---- Source material

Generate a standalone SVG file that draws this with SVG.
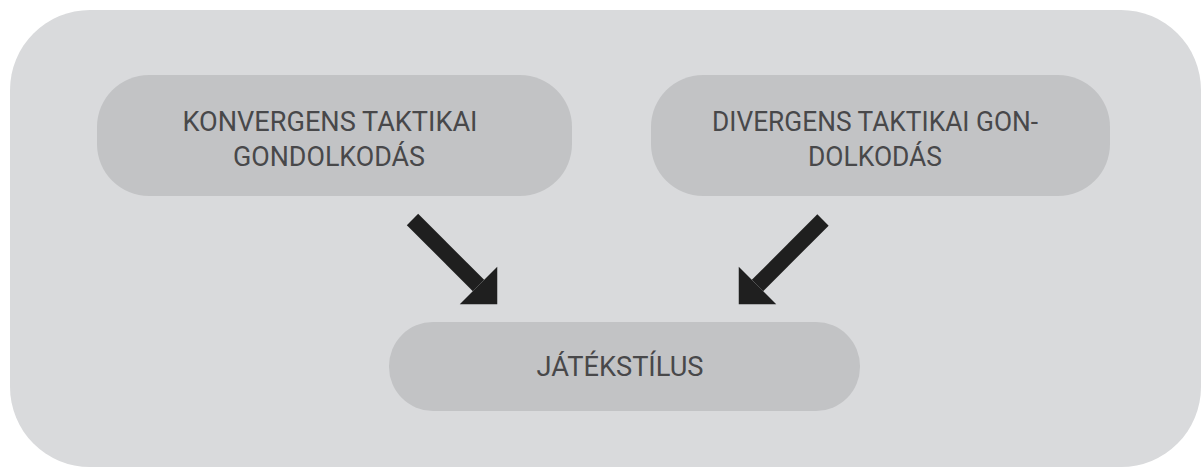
<svg xmlns="http://www.w3.org/2000/svg" width="1201" height="467" viewBox="0 0 1201 467">
  <style>
    .panel { fill: #d9dadc; }
    .node rect { fill: #c2c3c5; }
    .label { font-family: Roboto, "Liberation Sans", sans-serif; font-size: 28px; font-weight: 400; fill: #48484a; text-anchor: middle; }
    .arrow { stroke: #1f1f1f; stroke-width: 16; stroke-linecap: butt; fill: none; }
  </style>
  <defs>
    <marker id="head" markerUnits="userSpaceOnUse" viewBox="0 -27 27 54" refX="0" refY="0" markerWidth="27" markerHeight="54" orient="auto">
      <path d="M0,-26.5 L26.5,0 L0,26.5 Z" fill="#1f1f1f"/>
    </marker>
  </defs>

  <rect class="panel" x="10" y="10" width="1191" height="457" rx="80" ry="80"/>

  <g id="node-konvergens" class="node">
    <rect x="97" y="75" width="475" height="121" rx="52" ry="52"/>
    <text class="label" x="330" y="131" textLength="295" lengthAdjust="spacingAndGlyphs">KONVERGENS TAKTIKAI</text>
    <text class="label" x="329" y="166" textLength="192" lengthAdjust="spacingAndGlyphs">GONDOLKODÁS</text>
  </g>

  <g id="node-divergens" class="node">
    <rect x="651" y="75" width="459" height="121" rx="52" ry="52"/>
    <text class="label" x="875" y="131" textLength="326" lengthAdjust="spacingAndGlyphs">DIVERGENS TAKTIKAI GON-</text>
    <text class="label" x="875" y="166" textLength="134" lengthAdjust="spacingAndGlyphs">DOLKODÁS</text>
  </g>

  <g id="node-jatekstilus" class="node">
    <rect x="389" y="322" width="471" height="89" rx="44" ry="44"/>
    <text class="label" x="620" y="376" textLength="167" lengthAdjust="spacingAndGlyphs">JÁTÉKSTÍLUS</text>
  </g>

  <g id="connectors">
    <line class="arrow" x1="412.5" y1="219.5" x2="478.5" y2="285.5" marker-end="url(#head)"/>
    <line class="arrow" x1="823" y1="220" x2="757.5" y2="285.5" marker-end="url(#head)"/>
  </g>
</svg>
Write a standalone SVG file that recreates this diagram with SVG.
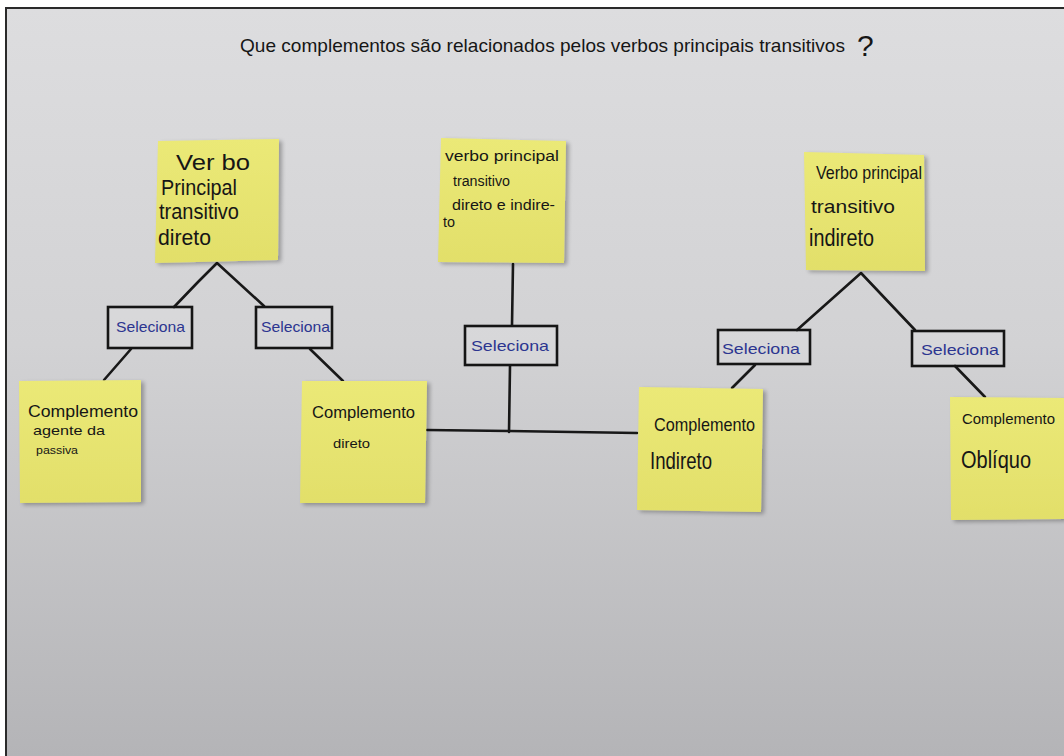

--------

_Objective_: Copy out each line word for word, please, skipping the images.

_Task result_:
Generate a standalone SVG file that draws this with SVG.
<svg xmlns="http://www.w3.org/2000/svg" width="1201" height="467" viewBox="0 0 1201 467">
  <style>
    .panel { fill: #d9dadc; }
    .node rect { fill: #c2c3c5; }
    .label { font-family: Roboto, "Liberation Sans", sans-serif; font-size: 28px; font-weight: 400; fill: #48484a; text-anchor: middle; }
    .arrow { stroke: #1f1f1f; stroke-width: 16; stroke-linecap: butt; fill: none; }
  </style>
  <defs>
    <marker id="head" markerUnits="userSpaceOnUse" viewBox="0 -27 27 54" refX="0" refY="0" markerWidth="27" markerHeight="54" orient="auto">
      <path d="M0,-26.5 L26.5,0 L0,26.5 Z" fill="#1f1f1f"/>
    </marker>
  </defs>

  <rect class="panel" x="10" y="10" width="1191" height="457" rx="80" ry="80"/>

  <g id="node-konvergens" class="node">
    <rect x="97" y="75" width="475" height="121" rx="52" ry="52"/>
    <text class="label" x="330" y="131" textLength="295" lengthAdjust="spacingAndGlyphs">KONVERGENS TAKTIKAI</text>
    <text class="label" x="329" y="166" textLength="192" lengthAdjust="spacingAndGlyphs">GONDOLKODÁS</text>
  </g>

  <g id="node-divergens" class="node">
    <rect x="651" y="75" width="459" height="121" rx="52" ry="52"/>
    <text class="label" x="875" y="131" textLength="326" lengthAdjust="spacingAndGlyphs">DIVERGENS TAKTIKAI GON-</text>
    <text class="label" x="875" y="166" textLength="134" lengthAdjust="spacingAndGlyphs">DOLKODÁS</text>
  </g>

  <g id="node-jatekstilus" class="node">
    <rect x="389" y="322" width="471" height="89" rx="44" ry="44"/>
    <text class="label" x="620" y="376" textLength="167" lengthAdjust="spacingAndGlyphs">JÁTÉKSTÍLUS</text>
  </g>

  <g id="connectors">
    <line class="arrow" x1="412.5" y1="219.5" x2="478.5" y2="285.5" marker-end="url(#head)"/>
    <line class="arrow" x1="823" y1="220" x2="757.5" y2="285.5" marker-end="url(#head)"/>
  </g>
</svg>
Write a standalone SVG file that recreates this diagram with SVG.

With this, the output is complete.